= WHAT TO WORK ON =
Copy exactly the lines from the line containing "What matplotlib code" to the line containing "plt.rcParams['font.family'] = ['Liberation", both lines included, and omit any pictures.

= GIVEN INFORMATION =
--------------------------------------------------

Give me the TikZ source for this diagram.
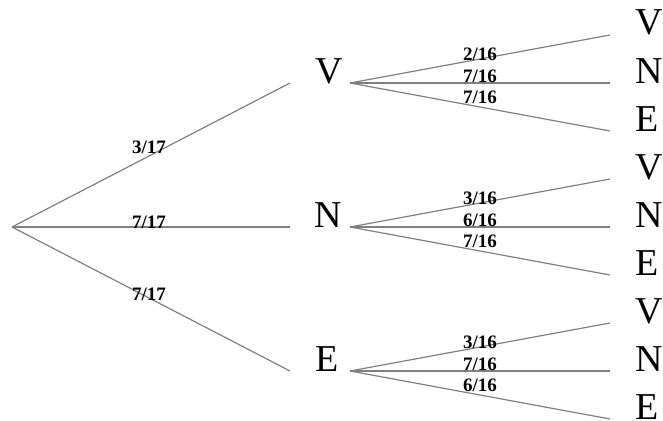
\documentclass[tikz,border=0pt]{standalone}
\usepackage{fontspec}
\setmainfont{Liberation Serif}
\begin{document}
\begin{tikzpicture}[x=1pt,y=-1pt,
  edge/.style={draw=black!50, line width=1.2pt},
  big/.style={inner sep=0pt, anchor=base west, font=\fontsize{38}{38}\selectfont},
  prob/.style={inner sep=0pt, anchor=base, font=\bfseries\fontsize{19}{19}\selectfont}]
\useasboundingbox (0,0) rectangle (663,420);
\coordinate (r) at (12,227);
% level-1 line ends and letters
\coordinate (aV) at (290,83);
\coordinate (aN) at (290,227);
\coordinate (aE) at (290,371);
\node[big] (nV) at (315,83) {V};
\node[big] (nN) at (314,227) {N};
\node[big] (nE) at (315,371) {E};
\coordinate (bV) at (350,83);
\coordinate (bN) at (350,227);
\coordinate (bE) at (350,371);
\draw[edge] (r) -- (aV);
\draw[edge] (r) -- (aN);
\draw[edge] (r) -- (aE);
\node[prob] (p1) at (149,153) {3/17};
\node[prob] (p2) at (149,228) {7/17};
\node[prob] (p3) at (149,300) {7/17};
% leaves
\foreach \i/\l in {0/V,1/N,2/E,3/V,4/N,5/E,6/V,7/N,8/E}{
  \coordinate (c\i) at (610,{35+48*\i});
  \node[big] (L\i) at (635,{35+48*\i}) {\l};
}
\draw[edge] (bV) -- (c0);
\draw[edge] (bV) -- (c1);
\draw[edge] (bV) -- (c2);
\draw[edge] (bN) -- (c3);
\draw[edge] (bN) -- (c4);
\draw[edge] (bN) -- (c5);
\draw[edge] (bE) -- (c6);
\draw[edge] (bE) -- (c7);
\draw[edge] (bE) -- (c8);
\node[prob] (q1) at (480,60) {2/16};
\node[prob] (q2) at (480,82) {7/16};
\node[prob] (q3) at (480,103) {7/16};
\node[prob] (q4) at (480,204) {3/16};
\node[prob] (q5) at (480,226) {6/16};
\node[prob] (q6) at (480,247) {7/16};
\node[prob] (q7) at (480,348) {3/16};
\node[prob] (q8) at (480,370) {7/16};
\node[prob] (q9) at (480,391) {6/16};
\end{tikzpicture}
\end{document}
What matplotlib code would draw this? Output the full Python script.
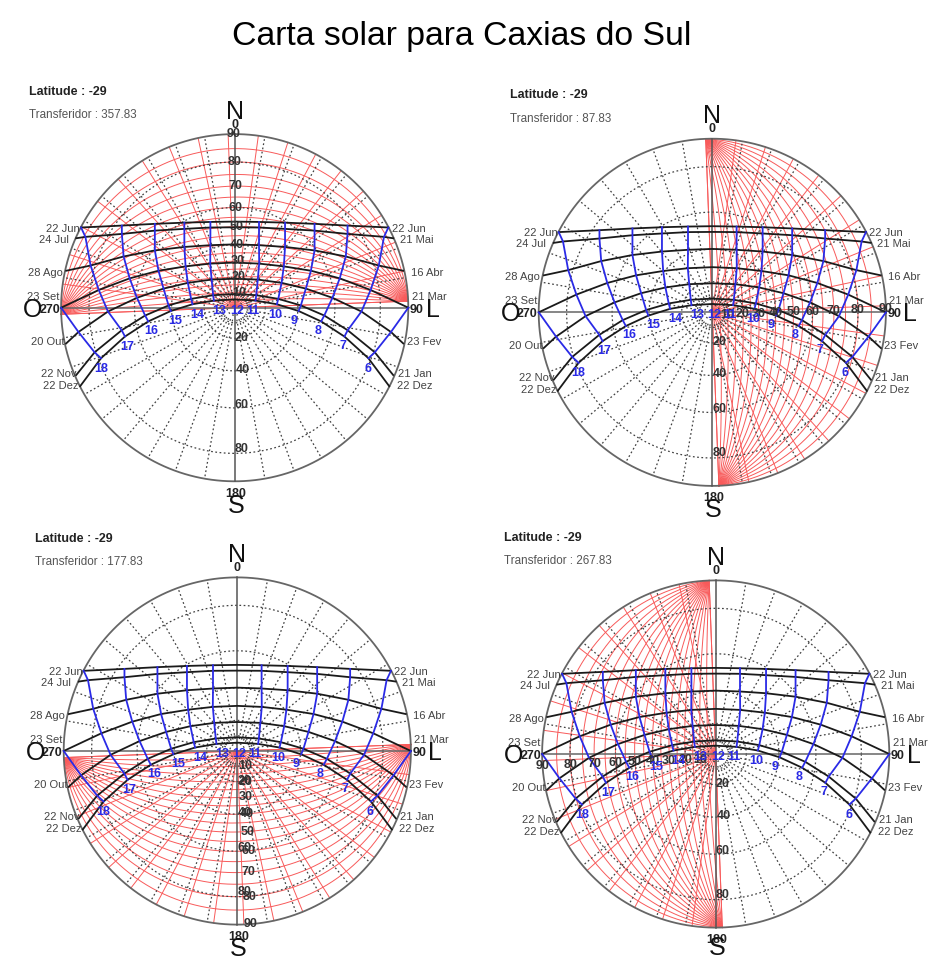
import numpy as np
import matplotlib
matplotlib.use('Agg')
import matplotlib.pyplot as plt

plt.rcParams['font.family'] = ['Liberation Sans', 'DejaVu Sans']

# date curves, right half, unit circle coords, hours 12, 11, 10, ... then end of the curve
jun_x = [0, .14, .29, .46, .65, .885]
jun_y = [.496, .494, .49, .483, .473, .462]
mai_x = [0, .14, .29, .46, .65, .86, .913]
mai_y = [.463, .462, .454, .444, .425, .408, .40]
abr_x = [0, .14, .29, .46, .64, .83, .97]
abr_y = [.365, .36, .35, .33, .295, .243, .213]
mar_x = [0, .141, .283, .439, .605, .783, 1.0]
mar_y = [.26, .254, .238, .213, .169, .102, 0]
fev_x = [0, .133, .27, .41, .563, .73, .9, .971]
fev_y = [.167, .162, .143, .11, .057, -.022, -.14, -.206]
jan_x = [0, .124, .251, .381, .516, .651, .807, .913]
jan_y = [.079, .072, .051, .013, -.045, -.13, -.257, -.388]
dez_x = [0, .12, .243, .368, .498, .632, .77, .89]
dez_y = [.048, .041, .02, -.019, -.079, -.166, -.291, -.452]
curves = [(jun_x, jun_y), (mai_x, mai_y), (abr_x, abr_y), (mar_x, mar_y),
          (fev_x, fev_y), (jan_x, jan_y), (dez_x, dez_y)]

right_dates = ['22 Jun', '21 Mai', '16 Abr', '21 Mar', '23 Fev', '21 Jan', '22 Dez']
left_dates = ['22 Jun', '24 Jul', '28 Ago', '23 Set', '20 Out', '22 Nov', '22 Dez']
hours = [18, 17, 16, 15, 14, 13, 12, 11, 10, 9, 8, 7, 6]
zenith_labels = [20, 40, 60, 80]
transfer_labels = [10, 20, 30, 40, 50, 60, 70, 80, 90]
angles = [357.83, 87.83, 177.83, 267.83]

# label places, pixels from the centre of a chart
right_pos = [(157, -79), (165, -68), (176, -35), (177, -11), (172, 34), (163, 66), (162, 78)]
left_pos = [(-155, -79), (-166, -68), (-172, -35), (-175, -11), (-170, 34), (-158, 66), (-156, 78)]
hour_pos = [(-134, 61), (-108, 39), (-83, 23), (-59, 13), (-37, 7), (-15, 3), (2, 3), (18, 3),
            (41, 7), (59, 13), (83, 23), (108, 38), (133, 61)]
zen_pos = [(7, 30), (8, 62), (7, 97), (7, 141)]

panels = [
    dict(cx=234.7, cy=307.7, head=(29, 92, 115), off=(5, 0), s_dy=198),
    dict(cx=712.3, cy=312.3, head=(510, 95, 119), off=(0, 3), s_dy=198),
    dict(cx=237.3, cy=751.0, head=(35, 539, 562), off=(7, 0), s_dy=198),
    dict(cx=715.7, cy=754.0, head=(504, 538, 561), off=(0, 5), s_dy=194),
]
R = 173.6
GREY = '#404040'
RED = '#f85a5a'
DOTS = (0, (1.4, 2.0))

fig = plt.figure(figsize=(9.29, 9.61), dpi=100)
ax = fig.add_axes([0, 0, 1, 1])
ax.set_xlim(0, 929)
ax.set_ylim(961, 0)
ax.axis('off')


def stereo(z):
    return np.tan(np.radians(z) / 2)


def draw_transfer(cx, cy, angle):
    th = np.radians(angle)

    def put(X, Y):
        xr = X * np.cos(th) + Y * np.sin(th)
        yr = -X * np.sin(th) + Y * np.cos(th)
        return cx + R * xr, cy - R * yr

    for v in np.arange(0, 90, 5):
        if v == 0:
            X, Y = np.array([-1.0, 1.0]), np.array([0.0, 0.0])
        else:
            r = stereo(v)
            c = (r * r - 1) / (2 * r)
            rad = (1 + r * r) / (2 * r)
            a0 = np.arctan2(-c, 1)
            t = np.linspace(a0, np.pi - a0, 80)
            X, Y = rad * np.cos(t), c + rad * np.sin(t)
        ax.plot(*put(X, Y), color=RED, lw=0.7, zorder=1)
    for a in np.arange(-90, 91, 10):
        ar = np.radians(a)
        ax.plot(*put(np.array([0, np.sin(ar)]), np.array([0, np.cos(ar)])),
                color=RED, lw=0.7, zorder=1)


def draw_grid(cx, cy):
    t = np.linspace(0, 2 * np.pi, 200)
    for z in [5, 10, 20, 40, 60, 80]:
        r = stereo(z) * R
        ax.plot(cx + r * np.cos(t), cy + r * np.sin(t), color=GREY, lw=0.9,
                ls=DOTS, zorder=2)
    for a in np.arange(0, 360, 10):
        if a % 90 == 0:
            continue
        ar = np.radians(a)
        r0 = stereo(8) * R
        ax.plot([cx + r0 * np.sin(ar), cx + R * np.sin(ar)],
                [cy - r0 * np.cos(ar), cy - R * np.cos(ar)],
                color=GREY, lw=0.9, ls=DOTS, zorder=2)
    ax.plot(cx + R * np.cos(t), cy + R * np.sin(t), color='#666666', lw=1.3, zorder=3)
    ax.plot([cx - R, cx + R], [cy, cy], color='#666666', lw=1.1, zorder=3)
    ax.plot([cx, cx], [cy - R, cy + R], color='#555555', lw=1.1, zorder=3)


def draw_sun(cx, cy):
    for xs, ys in curves:
        xs, ys = np.array(xs), np.array(ys)
        fx = np.concatenate([-xs[::-1], xs[1:]])
        fy = np.concatenate([ys[::-1], ys[1:]])
        ax.plot(cx + R * fx, cy - R * fy, color='#1a1a1a', lw=1.3, zorder=4)
    # hour lines go through the same points of every date curve
    for i in range(1, 7):
        hx, hy = [], []
        for xs, ys in curves:
            if i == 6 and (len(xs) < 7 or xs is abr_x or xs is mai_x):
                continue
            hx.append(xs[i])
            hy.append(ys[i])
        hx, hy = np.array(hx), np.array(hy)
        for sign in (1, -1):
            ax.plot(cx + sign * R * hx, cy - R * hy, color='#2a2ae6', lw=1.3, zorder=5)


def draw_labels(p, angle):
    cx, cy = p['cx'], p['cy']
    hx, hy1, hy2 = p['head']
    ax.text(hx, hy1, 'Latitude : -29', fontsize=9, fontweight='bold', color='#222222', va='center')
    ax.text(hx, hy2, 'Transferidor : %.2f' % angle, fontsize=8.4, color='#555555', va='center')
    for txt, (dx, dy) in zip(right_dates, right_pos):
        ax.text(cx + dx, cy + dy, txt, fontsize=8, color='#444444', va='center', ha='left', zorder=6)
    for txt, (dx, dy) in zip(left_dates, left_pos):
        ax.text(cx + dx, cy + dy, txt, fontsize=8, color='#444444', va='center', ha='right', zorder=6)
    for h, (dx, dy) in zip(hours, hour_pos):
        ax.text(cx + dx, cy + dy, str(h), fontsize=9, fontweight='bold', color='#2a2ae6',
                va='center', ha='center', zorder=7)
    for z, (dx, dy) in zip(zenith_labels, zen_pos):
        ax.text(cx + dx, cy + dy, str(z), fontsize=9, fontweight='bold', color='#333333',
                va='center', ha='center', zorder=6)
    th = np.radians(angle)
    for v in transfer_labels:
        r = stereo(v) * R
        ax.text(cx + r * np.sin(th) + p['off'][0], cy - r * np.cos(th) + p['off'][1], str(v),
                fontsize=9, fontweight='bold', color='#333333', va='center', ha='center', zorder=6)
    for txt, dx, dy in [('0', 0, -183), ('180', 1, 186), ('270', -185, 2), ('90', 182, 2)]:
        ax.text(cx + dx, cy + dy, txt, fontsize=9, fontweight='bold', color='#222222',
                va='center', ha='center', zorder=6)
    for txt, dx, dy in [('N', 0, -196), ('S', 1, p['s_dy']), ('O', -202, 2), ('L', 198, 2)]:
        ax.text(cx + dx, cy + dy, txt, fontsize=18, color='#111111', va='center', ha='center', zorder=6)


for p, ang in zip(panels, angles):
    draw_transfer(p['cx'], p['cy'], ang)
    draw_grid(p['cx'], p['cy'])
    draw_sun(p['cx'], p['cy'])
    draw_labels(p, ang)

ax.text(462, 36, 'Carta solar para Caxias do Sul', fontsize=24.3, color='black', ha='center', va='center')

fig.savefig('out.png', dpi=100)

--------------------------------------------------

= TASK ANSWER =
What matplotlib code would draw this? Output the full Python script.
import numpy as np
import matplotlib
matplotlib.use('Agg')
import matplotlib.pyplot as plt

plt.rcParams['font.family'] = ['Liberation Sans', 'DejaVu Sans']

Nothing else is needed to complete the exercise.